In 1789, the French Revolution kicked off. In the course of the next ten years, the citizens of Franceoverthrew the Bourbon Monarchy (specifically King Louis XVI and Queen Marie Antoinette), implemented a Republic, and in 1799 took several steps backward with the accession of Napoleon to the Consulate. Later, he made himself emperor. It was almost a mirroring of the events that led to the creation of the Roman Empire.
Napoleon was even more successful than the ancient Romans, however. The French Empire encompassed almost all of Europe (excluding the British Isles, Russia, and Scandinavia), and while his efforts in Africa were unsuccessful, Napoleon accomplished all this in a few years, rather than a few centuries. He was the scourge of Europe.
Contrary to popular opinion, he was not short. He was about 5'7"; the confusion originated from British newspaper caricatures, and from discrepancies between French and English measurement. 5'7" was average for his day, so whatever else we can attribute his need to conquer the world to, his supposed small stature isn't one of them.
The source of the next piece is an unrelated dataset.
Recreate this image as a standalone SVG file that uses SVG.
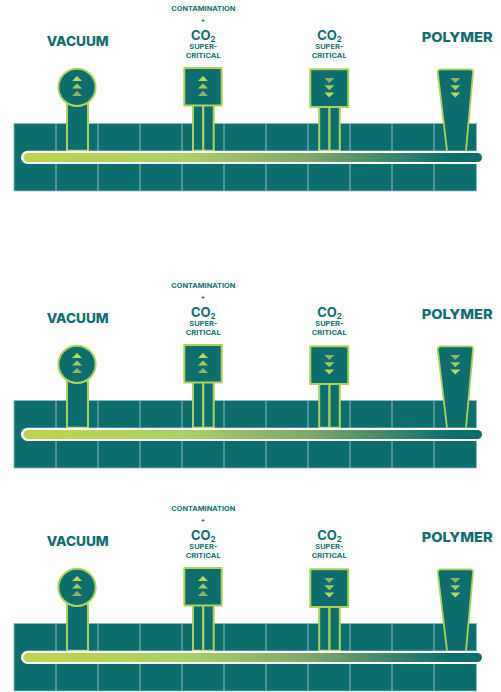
<svg xmlns="http://www.w3.org/2000/svg" width="501" height="692" viewBox="0 0 501 692">
<style>
.band{fill:#0e6e6e}
.edge{fill:none;stroke:#8dbaba;stroke-width:.8}
.grid{stroke:#8fbcbc;stroke-width:1;fill:none}
.shape{fill:#0e6e6e;stroke:#a9d35c;stroke-width:2;stroke-linejoin:round}
.open{fill:#0e6e6e;stroke:#a9d35c;stroke-width:1.8;stroke-linejoin:round}
.tubew{fill:#fff}
text{font-family:Inter,"Liberation Sans",sans-serif;font-weight:800;fill:#0f6e70;text-anchor:middle}
.big{font-size:13.5px}
.co{font-size:13px;font-weight:700}
.co tspan{font-size:8px}
.small{font-size:6.4px;font-weight:700}
.a1{fill:#b9d956}.a2{fill:#a4c862}.a3{fill:#8fb268}
</style>
<defs>
<linearGradient id="tube" gradientUnits="userSpaceOnUse" x1="22" y1="0" x2="482" y2="0">
<stop offset="0" stop-color="#bcd64a"/>
<stop offset=".36" stop-color="#a8d066"/>
<stop offset=".62" stop-color="#7fa86c"/>
<stop offset=".93" stop-color="#0e6e6e"/>
</linearGradient>
<g id="grid">
<rect class="band" x="14" y="123.5" width="462.5" height="67.5"/>
<rect class="edge" x="14" y="123.5" width="462.5" height="67.5"/>
<path class="grid" d="M56 123.5V191M98 123.5V191M140 123.5V191M182 123.5V191M224 123.5V191M266 123.5V191M308 123.5V191M350 123.5V191M392 123.5V191M434 123.5V191"/>
</g>
<g id="up">
<path class="a1" d="M0 0l5 5h-10z"/>
<path class="a2" d="M0 7.5l5 5h-10z"/>
<path class="a3" d="M0 15l5 5h-10z"/>
</g>
<g id="down">
<path class="a3" d="M0 5l5-5h-10z"/>
<path class="a2" d="M0 12.3l5-5h-10z"/>
<path class="a1" d="M0 19.6l5-5h-10z"/>
</g>
<g id="tube-shape">
<rect class="tubew" x="21" y="150.8" width="461" height="13.2" rx="6.6"/>
<rect fill="url(#tube)" x="23.5" y="153" width="458.5" height="9" rx="4.5"/>
</g>
</defs>

<g id="panel-1">
<g id="band-1"><use href="#grid"/></g>
<g id="vacuum-1">
<rect class="shape" x="67" y="104" width="21" height="46.7"/>
<circle class="shape" cx="77" cy="87.3" r="18.6"/>
<use href="#up" x="77" y="76"/>
<text class="big" x="77.7" y="46.4" textLength="62" lengthAdjust="spacingAndGlyphs">VACUUM</text>
</g>
<g id="contamination-1">
<rect class="shape" x="193" y="105" width="10.3" height="45.7"/>
<rect class="shape" x="203.3" y="105" width="10.4" height="45.7"/>
<rect class="shape" x="184.3" y="68" width="37.4" height="37.4"/>
<use href="#up" x="203" y="76"/>
<text class="small" x="203.3" y="10.7" textLength="64" lengthAdjust="spacingAndGlyphs">CONTAMINATION</text>
<text class="small" x="203" y="22.3">+</text>
<text class="co" x="203.3" y="39.8">CO<tspan dy="2">2</tspan></text>
<text class="small" x="203.3" y="49" textLength="28" lengthAdjust="spacingAndGlyphs">SUPER-</text>
<text class="small" x="203.2" y="58" textLength="35" lengthAdjust="spacingAndGlyphs">CRITICAL</text>
</g>
<g id="co2-1">
<rect class="shape" x="319.2" y="107" width="10.3" height="43.7"/>
<rect class="shape" x="329.5" y="107" width="10.3" height="43.7"/>
<rect class="shape" x="310.3" y="69.3" width="38" height="37.7"/>
<use href="#down" x="329.3" y="78"/>
<text class="co" x="329.5" y="39.8">CO<tspan dy="2">2</tspan></text>
<text class="small" x="329.3" y="49" textLength="28" lengthAdjust="spacingAndGlyphs">SUPER-</text>
<text class="small" x="329.2" y="58" textLength="35" lengthAdjust="spacingAndGlyphs">CRITICAL</text>
</g>
<g id="polymer-1">
<path class="open" d="M447 150.7L437.8 73Q437.4 69.3 441 69.3H470Q473.6 69.3 473 73L466 150.7"/>
<use href="#down" x="455.3" y="78"/>
<text class="big" x="457.2" y="42.2" textLength="71" lengthAdjust="spacingAndGlyphs">POLYMER</text>
</g>
<g id="connectors-1"><use href="#tube-shape"/></g>
</g>

<g id="panel-2" transform="translate(0 277)">
<g id="band-2"><use href="#grid"/></g>
<g id="vacuum-2">
<rect class="shape" x="67" y="104" width="21" height="46.7"/>
<circle class="shape" cx="77" cy="87.3" r="18.6"/>
<use href="#up" x="77" y="76"/>
<text class="big" x="77.7" y="46.4" textLength="62" lengthAdjust="spacingAndGlyphs">VACUUM</text>
</g>
<g id="contamination-2">
<rect class="shape" x="193" y="105" width="10.3" height="45.7"/>
<rect class="shape" x="203.3" y="105" width="10.4" height="45.7"/>
<rect class="shape" x="184.3" y="68" width="37.4" height="37.4"/>
<use href="#up" x="203" y="76"/>
<text class="small" x="203.3" y="10.7" textLength="64" lengthAdjust="spacingAndGlyphs">CONTAMINATION</text>
<text class="small" x="203" y="22.3">+</text>
<text class="co" x="203.3" y="39.8">CO<tspan dy="2">2</tspan></text>
<text class="small" x="203.3" y="49" textLength="28" lengthAdjust="spacingAndGlyphs">SUPER-</text>
<text class="small" x="203.2" y="58" textLength="35" lengthAdjust="spacingAndGlyphs">CRITICAL</text>
</g>
<g id="co2-2">
<rect class="shape" x="319.2" y="107" width="10.3" height="43.7"/>
<rect class="shape" x="329.5" y="107" width="10.3" height="43.7"/>
<rect class="shape" x="310.3" y="69.3" width="38" height="37.7"/>
<use href="#down" x="329.3" y="78"/>
<text class="co" x="329.5" y="39.8">CO<tspan dy="2">2</tspan></text>
<text class="small" x="329.3" y="49" textLength="28" lengthAdjust="spacingAndGlyphs">SUPER-</text>
<text class="small" x="329.2" y="58" textLength="35" lengthAdjust="spacingAndGlyphs">CRITICAL</text>
</g>
<g id="polymer-2">
<path class="open" d="M447 150.7L437.8 73Q437.4 69.3 441 69.3H470Q473.6 69.3 473 73L466 150.7"/>
<use href="#down" x="455.3" y="78"/>
<text class="big" x="457.2" y="42.2" textLength="71" lengthAdjust="spacingAndGlyphs">POLYMER</text>
</g>
<g id="connectors-2"><use href="#tube-shape"/></g>
</g>

<g id="panel-3" transform="translate(0 500)">
<g id="band-3"><use href="#grid"/></g>
<g id="vacuum-3">
<rect class="shape" x="67" y="104" width="21" height="46.7"/>
<circle class="shape" cx="77" cy="87.3" r="18.6"/>
<use href="#up" x="77" y="76"/>
<text class="big" x="77.7" y="46.4" textLength="62" lengthAdjust="spacingAndGlyphs">VACUUM</text>
</g>
<g id="contamination-3">
<rect class="shape" x="193" y="105" width="10.3" height="45.7"/>
<rect class="shape" x="203.3" y="105" width="10.4" height="45.7"/>
<rect class="shape" x="184.3" y="68" width="37.4" height="37.4"/>
<use href="#up" x="203" y="76"/>
<text class="small" x="203.3" y="10.7" textLength="64" lengthAdjust="spacingAndGlyphs">CONTAMINATION</text>
<text class="small" x="203" y="22.3">+</text>
<text class="co" x="203.3" y="39.8">CO<tspan dy="2">2</tspan></text>
<text class="small" x="203.3" y="49" textLength="28" lengthAdjust="spacingAndGlyphs">SUPER-</text>
<text class="small" x="203.2" y="58" textLength="35" lengthAdjust="spacingAndGlyphs">CRITICAL</text>
</g>
<g id="co2-3">
<rect class="shape" x="319.2" y="107" width="10.3" height="43.7"/>
<rect class="shape" x="329.5" y="107" width="10.3" height="43.7"/>
<rect class="shape" x="310.3" y="69.3" width="38" height="37.7"/>
<use href="#down" x="329.3" y="78"/>
<text class="co" x="329.5" y="39.8">CO<tspan dy="2">2</tspan></text>
<text class="small" x="329.3" y="49" textLength="28" lengthAdjust="spacingAndGlyphs">SUPER-</text>
<text class="small" x="329.2" y="58" textLength="35" lengthAdjust="spacingAndGlyphs">CRITICAL</text>
</g>
<g id="polymer-3">
<path class="open" d="M447 150.7L437.8 73Q437.4 69.3 441 69.3H470Q473.6 69.3 473 73L466 150.7"/>
<use href="#down" x="455.3" y="78"/>
<text class="big" x="457.2" y="42.2" textLength="71" lengthAdjust="spacingAndGlyphs">POLYMER</text>
</g>
<g id="connectors-3"><use href="#tube-shape"/></g>
</g>
</svg>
By all accounts, in fact, Napoleon was an intelligent, cultured, brilliant man. His program for conquest included mass education, a respect for native cultures, and humanitarian treatment of the defeated. He also invented things like mass conscription (building citizen armies was not an exclusively American innovation), new ways to kill people, and more new ways to kill people.
Probably the most effective and terrifying of these was his use of artillery. A former artillery officer, Napoleon rejected the traditional rhetoric that suggested artillery was only to be used in sieges and to break down walls and fortifications. Instead, he loaded cannons with chains, nails, and bullets and aimed them at infantry, using the nightmarish ammo to destroy men rather than buildings. This tactic greatly influenced warfare in the United States, particularly the Mexican War and the War Between the States.
The term "Napoleonic Wars" is somewhat nebulous. No one agrees when it began or when it officially ended, but most agree that it includes both the wars of expansion and the coalition wars against France undertaken by a harried Europe. Some of the most iconic battles of all time were fought during this period: the Battle of Austerlitz, the naval Battle of Trafalgar, the invasion of Russia in 1812, and the climactic Battle of Waterloo.